Question

A toy rocket is launched with an initial velocity of 12.0m/s in the horizontal direction from the roof of a 37.0m tall building. The rocket's engine produces a horizontal acceleration of $2.2m/{s^2}$, in the same direction as the initial velocity, but in the vertical direction the acceleration is $9.8m/{s^2}$, downward. Air resistance can be neglected. How far does the rocket travel in a horizontal direction before it hits the ground? (in m).
A.40.4
B.40.9
C.40.7
D.40.3

Answer 1

Hint: To solve this question, we need to know the basic theory related to the motion of objects. As we know Horizontal distance covered by a rocket before hitting the ground is determined using the second equation of motion as discussed below. Here first we will calculate the Time for which rocket will be in air and then after calculate horizontal direction by using $s = ut + \dfrac{1}{2}a{t^2}$.

Complete answer:
Time for which rocket will be in air=\[\sqrt {\dfrac{{2h}}{g}} = \sqrt {\dfrac{{2 \times 37}}{{9.8}}} = 2.7s\]
Horizontal distance covered before hitting the ground.

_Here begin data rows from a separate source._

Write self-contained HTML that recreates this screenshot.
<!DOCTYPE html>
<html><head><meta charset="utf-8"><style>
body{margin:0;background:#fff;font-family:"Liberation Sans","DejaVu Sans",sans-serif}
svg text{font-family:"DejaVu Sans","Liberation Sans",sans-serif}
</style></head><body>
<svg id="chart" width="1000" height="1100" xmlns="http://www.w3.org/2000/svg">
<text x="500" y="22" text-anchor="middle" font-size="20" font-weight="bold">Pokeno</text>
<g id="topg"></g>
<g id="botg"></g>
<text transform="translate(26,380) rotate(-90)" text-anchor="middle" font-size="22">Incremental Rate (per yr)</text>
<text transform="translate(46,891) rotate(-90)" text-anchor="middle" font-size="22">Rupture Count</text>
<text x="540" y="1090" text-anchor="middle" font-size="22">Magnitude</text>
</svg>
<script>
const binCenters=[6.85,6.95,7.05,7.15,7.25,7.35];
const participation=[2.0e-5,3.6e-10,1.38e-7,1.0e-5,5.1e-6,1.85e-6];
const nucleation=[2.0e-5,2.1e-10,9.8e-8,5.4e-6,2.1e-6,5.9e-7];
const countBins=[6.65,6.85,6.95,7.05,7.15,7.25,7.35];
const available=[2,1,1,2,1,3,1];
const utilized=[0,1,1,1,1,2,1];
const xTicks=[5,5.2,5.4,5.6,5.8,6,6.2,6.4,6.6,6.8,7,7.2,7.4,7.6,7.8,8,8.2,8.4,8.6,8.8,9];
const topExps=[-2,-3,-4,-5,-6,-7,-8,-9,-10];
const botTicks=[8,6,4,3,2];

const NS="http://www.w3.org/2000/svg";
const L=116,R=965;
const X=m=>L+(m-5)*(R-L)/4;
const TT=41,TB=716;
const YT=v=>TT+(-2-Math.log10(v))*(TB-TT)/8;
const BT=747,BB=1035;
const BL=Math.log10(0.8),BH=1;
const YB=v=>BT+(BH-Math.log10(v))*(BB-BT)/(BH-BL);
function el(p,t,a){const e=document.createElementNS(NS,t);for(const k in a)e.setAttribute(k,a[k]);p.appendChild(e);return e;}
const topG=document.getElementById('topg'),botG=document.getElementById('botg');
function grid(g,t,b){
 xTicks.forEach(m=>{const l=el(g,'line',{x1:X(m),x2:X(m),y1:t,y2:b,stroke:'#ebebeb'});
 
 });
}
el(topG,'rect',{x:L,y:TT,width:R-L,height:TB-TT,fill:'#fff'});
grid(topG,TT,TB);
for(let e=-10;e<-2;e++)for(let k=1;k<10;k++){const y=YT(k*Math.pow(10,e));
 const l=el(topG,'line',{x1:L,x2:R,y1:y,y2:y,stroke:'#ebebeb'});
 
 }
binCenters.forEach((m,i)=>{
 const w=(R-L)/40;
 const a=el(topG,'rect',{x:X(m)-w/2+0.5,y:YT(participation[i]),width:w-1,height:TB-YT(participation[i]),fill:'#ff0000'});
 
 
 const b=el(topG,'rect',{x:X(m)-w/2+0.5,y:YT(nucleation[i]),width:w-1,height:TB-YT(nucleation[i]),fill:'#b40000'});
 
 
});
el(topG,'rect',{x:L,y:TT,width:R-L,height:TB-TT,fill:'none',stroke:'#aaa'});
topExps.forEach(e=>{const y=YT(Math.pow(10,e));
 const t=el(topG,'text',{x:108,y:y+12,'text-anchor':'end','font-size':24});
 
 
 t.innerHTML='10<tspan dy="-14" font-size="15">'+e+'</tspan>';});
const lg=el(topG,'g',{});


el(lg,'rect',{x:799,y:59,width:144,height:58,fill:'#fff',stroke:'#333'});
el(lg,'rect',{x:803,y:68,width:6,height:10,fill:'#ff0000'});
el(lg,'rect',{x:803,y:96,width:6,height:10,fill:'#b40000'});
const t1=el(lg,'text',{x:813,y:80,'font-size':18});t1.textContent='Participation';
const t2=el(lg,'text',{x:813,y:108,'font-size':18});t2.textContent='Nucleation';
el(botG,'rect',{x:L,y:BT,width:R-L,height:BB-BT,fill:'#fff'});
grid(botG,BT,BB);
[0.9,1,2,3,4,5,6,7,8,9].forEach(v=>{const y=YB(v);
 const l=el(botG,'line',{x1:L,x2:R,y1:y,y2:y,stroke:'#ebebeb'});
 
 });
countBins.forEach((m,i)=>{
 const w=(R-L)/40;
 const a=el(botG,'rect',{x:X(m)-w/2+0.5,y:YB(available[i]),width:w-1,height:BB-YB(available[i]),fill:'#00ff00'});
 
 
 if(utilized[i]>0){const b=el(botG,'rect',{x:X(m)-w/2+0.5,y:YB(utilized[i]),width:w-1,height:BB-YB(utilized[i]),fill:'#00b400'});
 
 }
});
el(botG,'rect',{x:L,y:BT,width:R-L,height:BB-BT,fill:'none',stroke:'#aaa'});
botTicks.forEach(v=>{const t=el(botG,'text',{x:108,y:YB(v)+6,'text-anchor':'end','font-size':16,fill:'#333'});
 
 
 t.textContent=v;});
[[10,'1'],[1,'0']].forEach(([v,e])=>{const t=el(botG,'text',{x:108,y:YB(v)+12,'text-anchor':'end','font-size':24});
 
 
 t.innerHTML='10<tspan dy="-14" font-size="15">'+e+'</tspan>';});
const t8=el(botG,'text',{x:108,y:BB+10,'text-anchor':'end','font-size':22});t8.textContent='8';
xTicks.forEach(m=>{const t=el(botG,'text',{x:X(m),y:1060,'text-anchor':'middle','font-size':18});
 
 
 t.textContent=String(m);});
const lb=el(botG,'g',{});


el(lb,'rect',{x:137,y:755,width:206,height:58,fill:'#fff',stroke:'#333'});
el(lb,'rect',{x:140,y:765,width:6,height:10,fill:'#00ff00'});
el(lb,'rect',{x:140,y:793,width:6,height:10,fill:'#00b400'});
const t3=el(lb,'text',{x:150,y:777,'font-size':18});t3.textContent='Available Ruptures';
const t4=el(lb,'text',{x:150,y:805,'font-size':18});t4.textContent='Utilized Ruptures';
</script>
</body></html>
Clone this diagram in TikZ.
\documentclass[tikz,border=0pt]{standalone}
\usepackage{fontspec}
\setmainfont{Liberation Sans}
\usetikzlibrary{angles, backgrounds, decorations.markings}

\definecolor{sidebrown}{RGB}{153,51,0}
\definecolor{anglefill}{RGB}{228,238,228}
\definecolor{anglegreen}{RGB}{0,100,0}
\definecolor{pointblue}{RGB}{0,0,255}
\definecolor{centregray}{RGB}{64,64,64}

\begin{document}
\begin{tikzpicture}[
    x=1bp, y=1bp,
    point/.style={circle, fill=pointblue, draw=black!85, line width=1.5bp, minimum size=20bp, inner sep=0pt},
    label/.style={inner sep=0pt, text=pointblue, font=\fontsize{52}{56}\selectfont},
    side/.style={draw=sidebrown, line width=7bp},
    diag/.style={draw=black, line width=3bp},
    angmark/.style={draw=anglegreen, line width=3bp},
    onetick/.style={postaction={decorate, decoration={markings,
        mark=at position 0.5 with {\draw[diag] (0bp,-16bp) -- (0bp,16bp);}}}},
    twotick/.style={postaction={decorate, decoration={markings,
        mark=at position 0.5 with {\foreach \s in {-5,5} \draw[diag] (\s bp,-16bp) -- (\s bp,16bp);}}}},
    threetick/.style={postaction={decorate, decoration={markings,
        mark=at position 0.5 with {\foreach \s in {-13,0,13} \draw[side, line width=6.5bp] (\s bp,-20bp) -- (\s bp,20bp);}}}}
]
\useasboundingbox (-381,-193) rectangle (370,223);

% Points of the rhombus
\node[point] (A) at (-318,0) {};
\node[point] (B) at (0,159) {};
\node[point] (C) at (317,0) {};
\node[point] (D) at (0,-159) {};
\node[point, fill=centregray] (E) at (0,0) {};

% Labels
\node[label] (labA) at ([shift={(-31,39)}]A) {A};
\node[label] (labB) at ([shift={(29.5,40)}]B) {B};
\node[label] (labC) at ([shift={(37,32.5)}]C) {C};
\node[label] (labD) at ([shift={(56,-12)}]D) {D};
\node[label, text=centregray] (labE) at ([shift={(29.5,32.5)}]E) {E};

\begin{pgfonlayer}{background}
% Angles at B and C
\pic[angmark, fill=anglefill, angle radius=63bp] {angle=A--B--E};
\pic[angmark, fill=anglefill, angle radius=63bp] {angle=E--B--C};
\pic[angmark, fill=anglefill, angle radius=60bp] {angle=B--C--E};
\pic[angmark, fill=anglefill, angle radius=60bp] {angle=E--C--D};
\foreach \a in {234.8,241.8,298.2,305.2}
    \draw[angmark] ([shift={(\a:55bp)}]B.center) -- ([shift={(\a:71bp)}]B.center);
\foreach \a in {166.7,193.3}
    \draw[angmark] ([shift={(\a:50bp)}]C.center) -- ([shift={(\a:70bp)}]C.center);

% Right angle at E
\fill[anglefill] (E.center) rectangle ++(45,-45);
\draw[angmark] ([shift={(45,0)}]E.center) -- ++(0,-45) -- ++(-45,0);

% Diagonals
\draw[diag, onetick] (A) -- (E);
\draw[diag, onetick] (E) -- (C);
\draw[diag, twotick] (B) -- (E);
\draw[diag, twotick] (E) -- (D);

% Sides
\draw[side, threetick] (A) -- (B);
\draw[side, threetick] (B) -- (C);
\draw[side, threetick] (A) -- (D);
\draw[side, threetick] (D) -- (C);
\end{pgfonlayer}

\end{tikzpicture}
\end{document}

We have to apply second equation to solve this question
 $ \Rightarrow $$s = ut + \dfrac{1}{2}a{t^2}$
Where S denotes displacement, u denotes initial velocity. a denotes acceleration and t denotes time.
Given,
initial velocity =12.0m/s
Time =2.7s
acceleration =$2.2m/{s^2}$
\[12 \times 2.7 + 0.5 \times 2.2 \times {\left( {2.7} \right)^2} = 40.4m\]
Thus, \[40.4m\],rockets travel in a horizontal direction before they hit the ground.

So, the correct answer is “Option A”.

Note:
Always remember that the relation between velocity and time is a simple one during uniformly accelerated, straight-line motion. The longer the acceleration, the greater the change in velocity. Change in velocity is directly proportional to time when acceleration is constant.